GBP/USD was looking for a new direction after that dovish hike from the BOE and as Brexit talks are trying to get out of the ditch. The upcoming week features three top-tier publications: inflation, jobs, and retail sales. Here are the key events and an updated technical analysis for GBP/USD.
The British government lost two ministers due to various scandals. Brexit talks are not going anywhere fast. However, some positive data from the manufacturing sector as well as USD weakness helped the pair maintain the range. The weakness in the greenback is due to issues with passing the tax reform.Updates:
GBP/USD daily graph with resistance and support lines on it. Click to enlarge:
- Rightmove HPI: Monday, 00:01. This House Price Index is the earliest one available and therefore moves markets. A rise of 1.1% was reported in October, and now we get the fresh data for November.
- Inflation report: Tuesday, 9:30. BOE Governor Mark Carney said that inflation would peak in October 2017 according to the BOE’s forecasts. We will now see if it exceeds the 3% level seen in September, the top of the BOE’s target range of 1-3%. Core CPI reached 2.7% while the Retail Price Index advanced to 3.9%. PPI Input rose by 0.4% m/m. The weakness of the British pound following the EU Referendum last year is the main contributor to higher prices. Headline CPI is expected to rise to 3.1% y/y. Core CPI is predicted to tick up to 2.8%, the RPI to 4.1%, the HPI to 5.2%, and PPI Input to rise by 0.8%.
- Mark Carney talks, Tuesday, 10:00. The Governor of the Bank of England will be speaking alongside other heavyweights such as the Fed Chair Yellen, the ECB’s Draghi and the BOJ’s Kuroda in Frankfurt. He could provide some insights on how the Old Lady sees the economy.
- Jon Cunliffe talks, Tuesday, 17:30. The Deputy Governor of the BOE is due to deliver a speech in Oxford and may shed some light on the recent decision to raise rates but to singal no huge moves afterward.

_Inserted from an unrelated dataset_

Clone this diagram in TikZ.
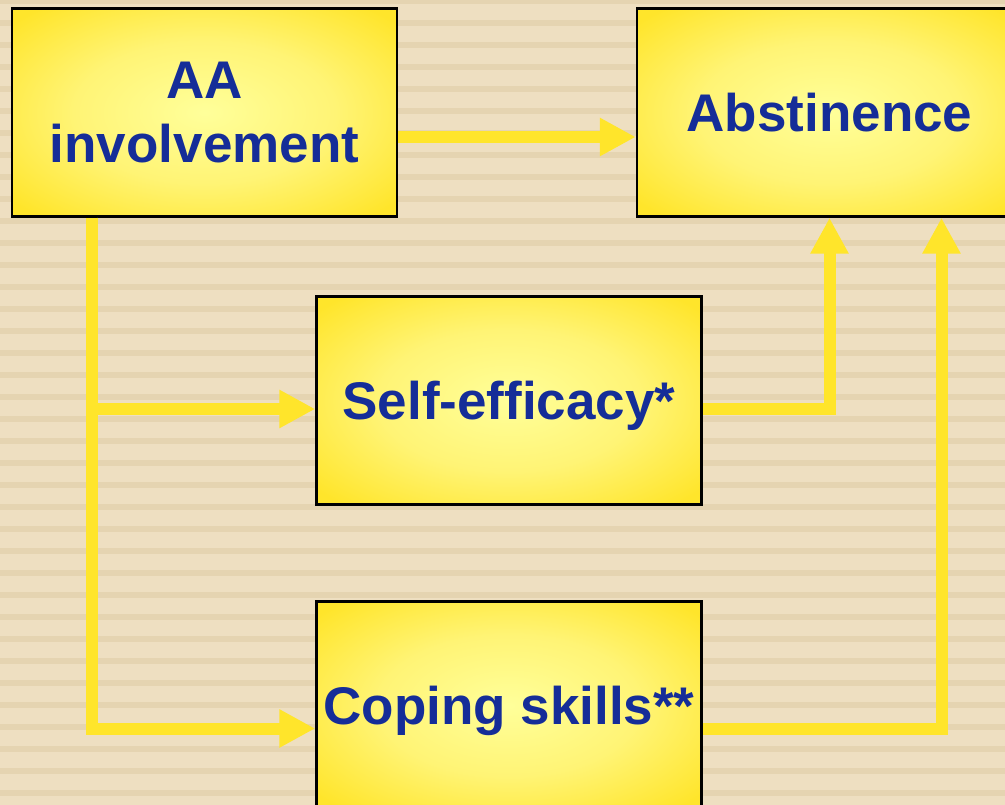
\documentclass[tikz,border=0pt]{standalone}
\usepackage{fontspec}
\setmainfont{Liberation Sans}
\usepackage{tikz}
\usetikzlibrary{arrows.meta,positioning}
\definecolor{PaperBg}{HTML}{EEDFC1}
\definecolor{PaperLine}{HTML}{E5D4B1}
\definecolor{FlowYellow}{HTML}{FFE52B}
\definecolor{GlowMid}{HTML}{FFF475}
\definecolor{GlowLight}{HTML}{FFFF9A}
\definecolor{LabelBlue}{HTML}{152D98}
\pgfdeclareradialshading{boxglow}{\pgfpoint{0bp}{0bp}}{color(0bp)=(GlowLight);
  color(17bp)=(GlowMid); color(33bp)=(FlowYellow); color(50bp)=(FlowYellow)}

\begin{document}
\begin{tikzpicture}[
  x=1pt, y=-1pt,
  box/.style={draw=black, line width=2.5pt, shading=boxglow, minimum width=385pt,
    minimum height=208pt, inner sep=0pt, text=LabelBlue,
    font=\fontsize{53}{64}\selectfont\bfseries, align=center},
  flow/.style={-{Triangle[width=36pt,length=36pt]}, FlowYellow, line width=12pt}
]
  \clip (0,0) rectangle (1005,805);
  \fill[PaperBg] (0,0) rectangle (1005,805);
  \foreach \k in {0,...,37}
    \fill[PaperLine] (0,{22*\k-2}) rectangle (1005,{22*\k+4});

  \node[box] (aa) at (204.5,112.5) {AA\\involvement};
  \node[box, right=237.5pt of aa] (abst) {Abstinence};
  \node[box, text depth=0pt] (self) at (509,400.5) {Self-efficacy*};
  \node[box, text depth=0pt, below=94.5pt of self] (cope) {Coping skills**};

  \draw[flow] ([yshift=-24.5pt]aa.east) -- ([yshift=-24.5pt]abst.west);
  \draw[flow] ([xshift=81pt]aa.south west) |- ([yshift=-8.5pt]self.west);
  \draw[flow] ([xshift=81pt]aa.south west) |- ([yshift=-23pt]cope.west);
  \draw[flow] ([yshift=-8.5pt]self.east) -| (abst.south);
  \draw[flow] ([yshift=-23pt]cope.east) -| ([xshift=112pt]abst.south);
\end{tikzpicture}
\end{document}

- Jobs report: Wednesday, 9:30. The number of jobless claims (Claimant Count Change) ticked up 1.7% in September, slightly better than expected. We will now get fresh figures for October. The unemployment rate remained very low in August: 4.3%. Most importantly, the average earnings index is eyed: wages increased by 2.2% y/y in August. While this is off the lows, the pace of salary rises still lags behind inflation. Weak wages will probably take center-stage once again. The Claimant Count Change is forecast to rise by 2.4K, annual wages to slow to 2.1% and the unemployment rate to remain unchanged at 4.3%.

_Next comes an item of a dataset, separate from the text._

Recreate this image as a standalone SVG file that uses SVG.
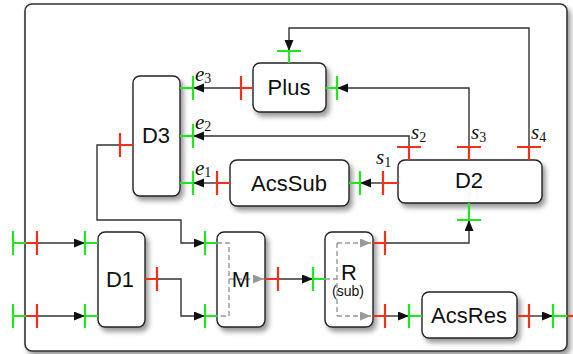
<svg xmlns="http://www.w3.org/2000/svg" width="573" height="354" viewBox="0 0 573 354">
<style>
.box{fill:#fff;stroke:#222;stroke-width:1.4}
.t{font-family:"Liberation Sans",Arial,sans-serif;font-size:22px;fill:#111;text-anchor:middle}
.ts{font-family:"Liberation Sans",Arial,sans-serif;font-size:14px;fill:#111;text-anchor:middle}
.g{stroke:#1ee81e;stroke-width:2.2;fill:none}
.r{stroke:#f4301a;stroke-width:2.2;fill:none}
.c{stroke:#333;stroke-width:1.4;fill:none}
.d{stroke:#999;stroke-width:1.4;fill:none;stroke-dasharray:5,3}
.lab{font-family:"Liberation Serif","Times New Roman",serif;font-style:italic;font-size:21px;fill:#111}
.sub{font-style:normal;font-size:14px}
</style>
<defs>
<filter id="sh" x="-20%" y="-20%" width="150%" height="150%">
<feDropShadow dx="3" dy="4" stdDeviation="2.5" flood-color="#000" flood-opacity="0.4"/>
</filter>
<marker id="ah" markerUnits="userSpaceOnUse" markerWidth="12" markerHeight="10" refX="11" refY="4.5" orient="auto">
<path d="M0,0 L11,4.5 L0,9 z" fill="#111"/>
</marker>
<marker id="ag" markerUnits="userSpaceOnUse" markerWidth="12" markerHeight="10" refX="11" refY="4.5" orient="auto">
<path d="M0,0 L11,4.5 L0,9 z" fill="#999"/>
</marker>
</defs>
<g id="frame">
<rect x="25" y="4" width="542" height="347" rx="7" fill="#fff" stroke="#333" stroke-width="1.6" filter="url(#sh)"/>
</g>
<g id="connectors">
<path class="c" d="M37,243 H85" marker-end="url(#ah)"/>
<path class="c" d="M37,316 H85" marker-end="url(#ah)"/>
<path class="c" d="M157,279 H181 V316 H205" marker-end="url(#ah)"/>
<path class="c" d="M120,145 H97 V220 H181 V243 H205" marker-end="url(#ah)"/>
<path class="c" d="M278,279 H313" marker-end="url(#ah)"/>
<path class="c" d="M385,243 H469 V220" marker-end="url(#ah)"/>
<path class="c" d="M385,316 H409" marker-end="url(#ah)"/>
<path class="c" d="M529,316 H553" marker-end="url(#ah)"/>
<path class="c" d="M383,183 H360" marker-end="url(#ah)"/>
<path class="c" d="M217,183 H193" marker-end="url(#ah)"/>
<path class="c" d="M241,88 H193" marker-end="url(#ah)"/>
<path class="c" d="M409,147 V136 H193" marker-end="url(#ah)"/>
<path class="c" d="M469,147 V88 H337" marker-end="url(#ah)"/>
<path class="c" d="M529,147 V28 H289 V51" marker-end="url(#ah)"/>
</g>
<g id="boundary-ports">
<path class="g" d="M13,231 V255 M13,243 H26"/>
<path class="r" d="M26,243 H37 M37,231 V255"/>
<path class="g" d="M13,304 V328 M13,316 H26"/>
<path class="r" d="M26,316 H37 M37,304 V328"/>
<path class="g" d="M553,304 V328 M553,316 H567"/>
<path class="r" d="M567,316 H580"/>
</g>
<g id="D3">
<rect class="box" x="133" y="76" width="47" height="120" rx="7" filter="url(#sh)"/>
<text class="t" x="156" y="143">D3</text>
<path class="r" d="M120,145 H133 M120,133 V157"/>
<path class="g" d="M180,88 H193 M193,76 V100"/>
<path class="g" d="M180,136 H193 M193,124 V148"/>
<path class="g" d="M180,183 H193 M193,171 V195"/>
<text class="lab" x="195" y="81">e<tspan class="sub" dy="2">3</tspan></text>
<text class="lab" x="195" y="129">e<tspan class="sub" dy="2">2</tspan></text>
<text class="lab" x="195" y="175">e<tspan class="sub" dy="2">1</tspan></text>
</g>
<g id="Plus">
<rect class="box" x="253" y="63" width="73" height="49" rx="7" filter="url(#sh)"/>
<text class="t" x="289" y="95">Plus</text>
<path class="r" d="M241,88 H253 M241,76 V100"/>
<path class="g" d="M326,88 H337 M337,76 V100"/>
<path class="g" d="M289,51 V63 M277,51 H301"/>
</g>
<g id="AcsSub">
<rect class="box" x="230" y="160" width="119" height="46" rx="7" filter="url(#sh)"/>
<text class="t" x="289" y="191">AcsSub</text>
<path class="r" d="M217,183 H230 M217,171 V195"/>
<path class="g" d="M349,183 H360 M360,171 V195"/>
</g>
<g id="D2">
<rect class="box" x="398" y="160" width="144" height="43" rx="7" filter="url(#sh)"/>
<text class="t" x="469" y="188">D2</text>
<path class="r" d="M383,183 H398 M383,171 V195"/>
<path class="r" d="M409,147 V160 M397,147 H421"/>
<path class="r" d="M469,147 V160 M457,147 H481"/>
<path class="r" d="M529,147 V160 M517,147 H541"/>
<path class="g" d="M469,203 V220 M457,220 H481"/>
<text class="lab" x="376" y="164">s<tspan class="sub" dy="3">1</tspan></text>
<text class="lab" x="411" y="139">s<tspan class="sub" dy="3">2</tspan></text>
<text class="lab" x="471" y="139">s<tspan class="sub" dy="3">3</tspan></text>
<text class="lab" x="531" y="139">s<tspan class="sub" dy="3">4</tspan></text>
</g>
<g id="D1">
<rect class="box" x="98" y="232" width="47" height="95" rx="7" filter="url(#sh)"/>
<text class="t" x="120" y="287">D1</text>
<path class="g" d="M85,243 H98 M85,231 V255"/>
<path class="g" d="M85,316 H98 M85,304 V328"/>
<path class="r" d="M145,279 H157 M157,267 V291"/>
</g>
<g id="M">
<rect class="box" x="217" y="232" width="48" height="95" rx="7" filter="url(#sh)"/>
<path class="d" d="M217,243 H229 V316 H217"/>
<path class="d" d="M229,279 H264" marker-end="url(#ag)"/>
<text class="t" x="241" y="287">M</text>
<path class="g" d="M205,243 H217 M205,231 V255"/>
<path class="g" d="M205,316 H217 M205,304 V328"/>
<path class="r" d="M265,279 H278 M278,267 V291"/>
</g>
<g id="R">
<rect class="box" x="325" y="232" width="48" height="95" rx="7" filter="url(#sh)"/>
<path class="d" d="M325,279 H337 M337,243 V316"/>
<path class="d" d="M337,243 H371" marker-end="url(#ag)"/>
<path class="d" d="M337,316 H371" marker-end="url(#ag)"/>
<text class="t" x="349" y="280">R</text>
<text class="ts" x="348" y="296">(sub)</text>
<path class="g" d="M313,279 H325 M313,267 V291"/>
<path class="r" d="M373,243 H385 M385,231 V255"/>
<path class="r" d="M373,316 H385 M385,304 V328"/>
</g>
<g id="AcsRes">
<rect class="box" x="422" y="292" width="95" height="46" rx="7" filter="url(#sh)"/>
<text class="t" x="469" y="323">AcsRes</text>
<path class="g" d="M409,316 H422 M409,304 V328"/>
<path class="r" d="M517,316 H529 M529,304 V328"/>
</g>
</svg>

- CB Leading Index: Wednesday, 14:30. This composite index is based on indicators that have already been released but still serves as an overview of the economy. A drop of 0.1% was reported in August. We will now receive the data for September.
- Retail sales: Thursday, 9:30. After three upbeat months, the volume of sales slipped by 0.8% in September, causing a slide in the pound. Are consumers becoming more sensitive to higher prices? The updated data for October also feeds into Q4 GDP. A rise of 0.2% is on the cards now.
GBP/USD Technical Analysis
Pound/dollar made attempts to advance early in the week but seemed pressured by resistance at 1.13180 (mentioned last week).
Technical lines from top to bottom:
The recent cycle high of 1.3620 serves as strong resistance. 1.35 was the post-Brexit high and remains the top level.
It is followed by 1.3370 which capped the pair several times in 2016. The previous 2017 high of 1.3270 is the next barrier. 1.3225 was the high point of September.
It is followed by 1.3180, which capped the pair in July. 1.3120 served as resistance twice in the summer of 2017 and remains important.
Below, 1.3050 is a double top as seen during the spring of 2017. 1.2975 awaits on the lower side of 1.30.
Further below, 1.2890 separated ranges on the way down. It is followed by 1.2820 and 1.2775.